#### [Source excerpt]
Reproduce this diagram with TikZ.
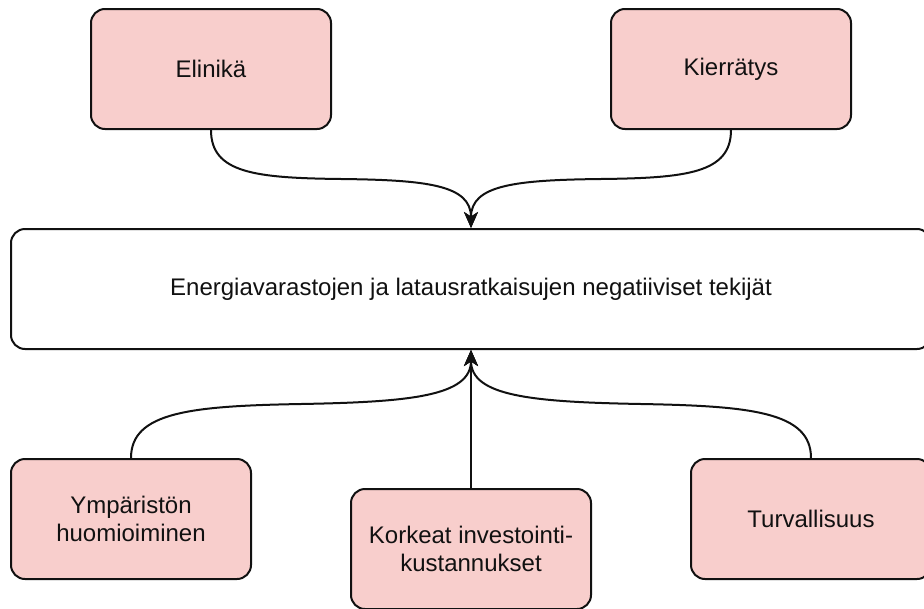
\documentclass[tikz,border=0pt]{standalone}
\usepackage{fontspec}
\setmainfont{Liberation Sans}
\usetikzlibrary{arrows.meta}
\definecolor{boxfill}{HTML}{F8CECC}
\definecolor{inkc}{HTML}{111111}
\begin{document}
\begin{tikzpicture}[x=1pt,y=-1pt,
  box/.style={draw=inkc, line width=2pt, rounded corners=14pt, fill=boxfill,
    inner sep=0pt, align=center, text=inkc,
    minimum width=240pt, minimum height=120pt,
    font=\fontsize{24}{28.8}\selectfont},
  mainbox/.style={box, fill=white, minimum width=920pt},
  conn/.style={draw=inkc, line width=2pt, -{Stealth[length=16pt,width=14pt,inset=4.5pt]}}]
\useasboundingbox (0,0) rectangle (924,608);
\clip (0,0) rectangle (924,608);

\node[box] (elin) at (211,69) {Elinikä};
\node[box] (kier) at (731,69) {Kierrätys};
\node[mainbox] (main) at (471,289) {Energiavarastojen ja latausratkaisujen negatiiviset tekijät};
\node[box] (ymp) at (131,519) {Ympäristön\\huomioiminen};
\node[box] (kork) at (471,549) {Korkeat investointi-\\kustannukset};
\node[box] (turv) at (811,519) {Turvallisuus};

\coordinate (m1) at (341,179);
\coordinate (m2) at (601,179);
\coordinate (m3) at (301,404);
\coordinate (m4) at (641,404);

\draw[conn] (elin.south) .. controls +(0,43) and +(-86,-1) .. (m1)
  .. controls +(86,1) and +(0,-43) .. (main.north);
\draw[conn] (kier.south) .. controls +(0,43) and +(86,-1) .. (m2)
  .. controls +(-86,1) and +(0,-43) .. (main.north);
\draw[conn] (ymp.north) .. controls +(0,-46) and +(-110,2) .. (m3)
  .. controls +(110,-2) and +(0,46) .. (main.south);
\draw[conn] (turv.north) .. controls +(0,-46) and +(110,2) .. (m4)
  .. controls +(-110,-2) and +(0,46) .. (main.south);
\draw[conn] (kork.north) -- (main.south);
\end{tikzpicture}
\end{document}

#### [Written instruction]
Send back the data above word for word, with the pictures left out.

#### [Exercise output]
Reproduce this diagram with TikZ.
\documentclass[tikz,border=0pt]{standalone}
\usepackage{fontspec}
\setmainfont{Liberation Sans}
\usetikzlibrary{arrows.meta}
\definecolor{boxfill}{HTML}{F8CECC}
\definecolor{inkc}{HTML}{111111}
\begin{document}
\begin{tikzpicture}[x=1pt,y=-1pt,
  box/.style={draw=inkc, line width=2pt, rounded corners=14pt, fill=boxfill,
    inner sep=0pt, align=center, text=inkc,
    minimum width=240pt, minimum height=120pt,
    font=\fontsize{24}{28.8}\selectfont},
  mainbox/.style={box, fill=white, minimum width=920pt},
  conn/.style={draw=inkc, line width=2pt, -{Stealth[length=16pt,width=14pt,inset=4.5pt]}}]
\useasboundingbox (0,0) rectangle (924,608);
\clip (0,0) rectangle (924,608);

\node[box] (elin) at (211,69) {Elinikä};
\node[box] (kier) at (731,69) {Kierrätys};
\node[mainbox] (main) at (471,289) {Energiavarastojen ja latausratkaisujen negatiiviset tekijät};
\node[box] (ymp) at (131,519) {Ympäristön\\huomioiminen};
\node[box] (kork) at (471,549) {Korkeat investointi-\\kustannukset};
\node[box] (turv) at (811,519) {Turvallisuus};

\coordinate (m1) at (341,179);
\coordinate (m2) at (601,179);
\coordinate (m3) at (301,404);
\coordinate (m4) at (641,404);

\draw[conn] (elin.south) .. controls +(0,43) and +(-86,-1) .. (m1)
  .. controls +(86,1) and +(0,-43) .. (main.north);
\draw[conn] (kier.south) .. controls +(0,43) and +(86,-1) .. (m2)
  .. controls +(-86,1) and +(0,-43) .. (main.north);
\draw[conn] (ymp.north) .. controls +(0,-46) and +(-110,2) .. (m3)
  .. controls +(110,-2) and +(0,46) .. (main.south);
\draw[conn] (turv.north) .. controls +(0,-46) and +(110,2) .. (m4)
  .. controls +(-110,-2) and +(0,46) .. (main.south);
\draw[conn] (kork.north) -- (main.south);
\end{tikzpicture}
\end{document}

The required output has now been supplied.